I'm thinking that if we implement the ability to have the explicit 
mappings in the OSDMap we open up both possibilities.  The hard part is 
always getting the mapping compatbility into the client, so if we do that 
right, luminous+ clients will support explicit mapping (overrides) in 
OSDMap and would be able to work with future versions that go all-in on 
explicit...

sage


 > 
> Tiger
>       在 2017年3月3日,上午1:40,Sage Weil <sweil@xxxxxxxxxx> 写道:
> 
> On Thu, 2 Mar 2017, Kamble, Nitin A wrote:
>       Hi Sage,
>        The crush algorithm handles mapping of pgs, and it will
>       even with the
>       addition of explicit mappings.
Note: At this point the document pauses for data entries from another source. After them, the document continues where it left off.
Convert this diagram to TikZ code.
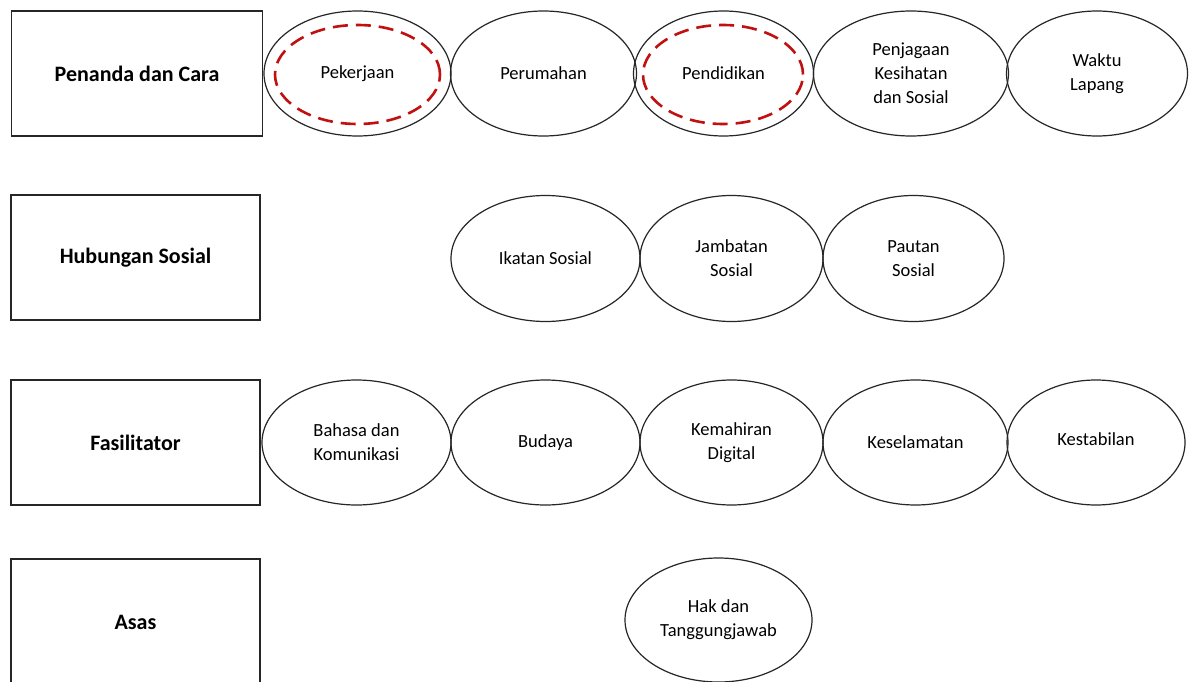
\documentclass[tikz,border=0pt]{standalone}
\usepackage{fontspec}
\setmainfont{Carlito}
\usetikzlibrary{shapes.geometric}
\definecolor{dashred}{RGB}{192,16,16}
\tikzset{
  catbox/.style={draw=black!85, line width=1.3pt, rectangle, inner sep=0pt,
    minimum width=251pt, minimum height=125pt, font=\fontsize{22}{26}\selectfont\bfseries},
  item/.style={draw=black!85, line width=1.2pt, ellipse, inner sep=0pt,
    align=center, font=\fontsize{18.5}{24}\selectfont},
  mark ring/.style={draw=dashred, line width=2.6pt, ellipse, inner sep=0pt,
    dash pattern=on 15pt off 8pt}
}
\begin{document}
\begin{tikzpicture}[x=1pt,y=-1pt]
\useasboundingbox[fill=white] (0,0) rectangle (1189,682);
% category boxes
\node[catbox] (b1) at (137,73.5) {Penanda dan Cara};
\node[catbox, minimum width=249pt] (b2) at (135.5,257.5) {Hubungan Sosial};
\node[catbox, minimum width=249pt] (b3) at (135.5,442.5) {Fasilitator};
\node[catbox, minimum width=249pt, minimum height=131pt] (b4) at (135.5,624.5) {};
\node[font=\fontsize{22}{26}\selectfont\bfseries] (b4t) at (135.5,622) {Asas};
% row 1
\node[item, minimum width=187pt, minimum height=125pt] (e11) at (357.5,73.5) {Pekerjaan};
\node[item, minimum width=186pt, minimum height=125pt] (e12) at (543.5,73.5) {Perumahan};
\node[item, minimum width=180pt, minimum height=125pt] (e13) at (723.5,73.5) {Pendidikan};
\node[item, minimum width=195pt, minimum height=125pt] (e14) at (911,73.5) {Penjagaan\\Kesihatan\\dan Sosial};
\node[item, minimum width=181pt, minimum height=125pt] (e15) at (1097,73.5) {Waktu\\Lapang};
\node[mark ring, minimum width=165pt, minimum height=99pt] (r1) at (357.5,74.5) {};
\node[mark ring, minimum width=160pt, minimum height=99pt] (r2) at (723,74.5) {};
% row 2
\node[item, minimum width=189pt, minimum height=126pt] (e21) at (545.5,258.5) {Ikatan Sosial};
\node[item, minimum width=183pt, minimum height=126pt] (e22) at (731.5,258.5) {Jambatan\\Sosial};
\node[item, minimum width=181pt, minimum height=126pt] (e23) at (913.5,258.5) {Pautan\\Sosial};
% row 3
\node[item, minimum width=189pt, minimum height=125pt] (e31) at (356.5,442.5) {Bahasa dan\\Komunikasi};
\node[item, minimum width=189pt, minimum height=125pt] (e32) at (545.5,442.5) {Budaya};
\node[item, minimum width=183pt, minimum height=125pt] (e33) at (731.5,442.5) {Kemahiran\\Digital};
\node[item, minimum width=185pt, minimum height=125pt] (e34) at (915.5,442.5) {Keselamatan};
\node[item, minimum width=178pt, minimum height=125pt] (e35) at (1096,442.5) {};
\node[font=\fontsize{18.5}{24}\selectfont] (e35t) at (1096,439) {Kestabilan};
% row 4
\node[item, minimum width=187pt, minimum height=124pt] (e41) at (718.5,620) {Hak dan\\Tanggungjawab};
\end{tikzpicture}
\end{document}
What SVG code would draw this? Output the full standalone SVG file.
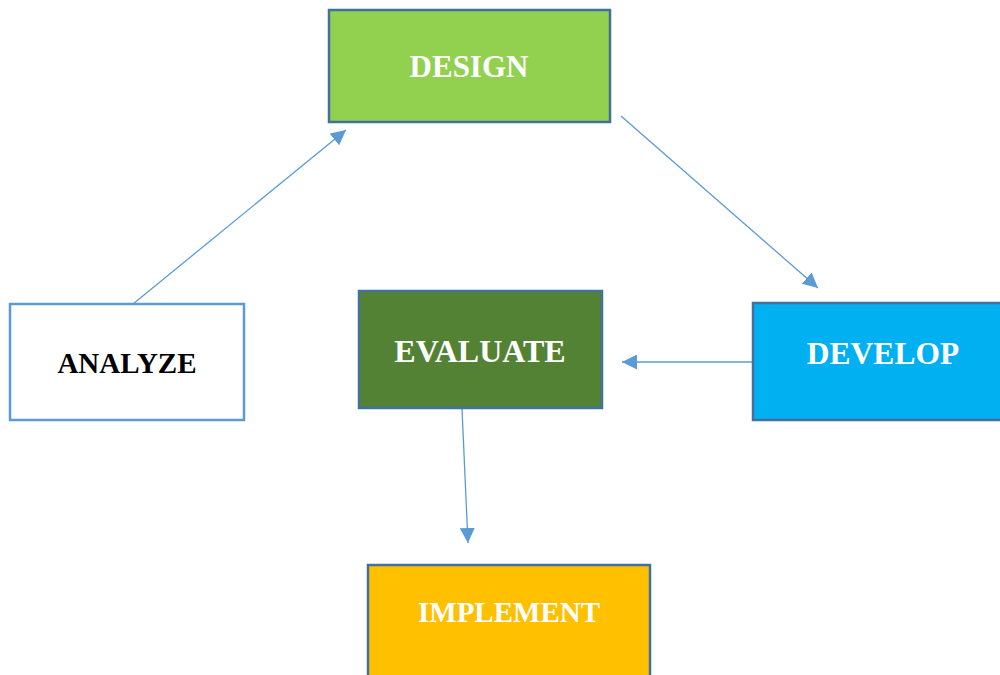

I presume, finding which
>       pgs belong to
>       which OSDs will involve addition computation for each
>       additional
>       explicit mapping. 
> 
>       What would be penalty of this additional computation? 
> 
>       For small number of explicit mappings such penalty would
>       be small, 
>       IMO it can get quite expensive with large number of
>       explicit mappings.
>       The implementation will need to manage the count of
>       explicit mappings,
>       by reverting some of the explicit mappings as the
>       distribution changes.
>       The understanding of additional overhead of the explicit
>       mappings would
>       had great influence on the implementation.
> 
> 
> Yeah, we'll want to be careful with the implementation, e.g., by using
> an 
> unordered_map (hash table) for looking up the mappings (an rbtree
> won't 
> scale particularly well).
> 
> Note that pg_temp is already a map<pg_t,vector<int>> and can get big
> when 
> you're doing a lot of rebalancing, resulting on O(log n) lookups.  If
> we 
> do something optimized here we should use the same strategy for
> pg_temp 
> too.
> 
> sage
> 
> 
> 
>       Nitin
> 
> 
> 
> 
>       On 3/1/17, 11:44 AM, "ceph-devel-owner@xxxxxxxxxxxxxxx on
>       behalf of Sage Weil" <ceph-devel-owner@xxxxxxxxxxxxxxx on
>       behalf of sweil@xxxxxxxxxx> wrote:
> 
>          There's been a longstanding desire to improve the
>       balance of PGs and data 
>          across OSDs to better utilize storage and balance
>       workload.  We had a few 
>          ideas about this in a meeting last week and I wrote up
>       a summary/proposal 
>          here:
> 
>           http://pad.ceph.com/p/osdmap-explicit-mapping
> 
>          The basic idea is to have the ability to explicitly map
>       individual PGs 
>          to certain OSDs so that we can move PGs from overfull
>       to underfull 
>          devices.  The idea is that the mon or mgr would do this
>       based on some 
>          heuristics or policy and should result in a better
>       distribution than teh 
>          current osd weight adjustments we make now with
>       reweight-by-utilization.
> 
>          The other key property is that one reason why we need
>       as many PGs as we do 
>          now is to get a good balance; if we can remap some of
>       them explicitly, we 
>          can get a better balance with fewer.  In essense, CRUSH
>       gives an 
>          approximate distribution, and then we correct to make
>       it perfect (or close 
>          to it).
> 
>          The main challenge is less about figuring out when/how
>       to remap PGs to 
>          correct balance, but figuring out when to remove those
>       remappings after 
>          CRUSH map changes.  Some simple greedy strategies are
>       obvious starting 
>          points (e.g., to move PGs off OSD X, first adjust or
>       remove existing remap 
>          entries targetting OSD X before adding new ones), but
>       there are a few 
>          ways we could structure the remap entries themselves so
>       that they 
>          more gracefully disappear after a change.
> 
>          For example, a remap entry might move a PG from OSD A
>       to B if it maps to 
>          A; if the CRUSH topology changes and the PG no longer
>       maps to A, the entry 
>          would be removed or ignored.  There are a few ways to
>       do this in the pad; 
>          I'm sure there are other options.
> 
>          I put this on the agenda for CDM tonight.  If anyone
>       has any other ideas 
>          about this we'd love to hear them!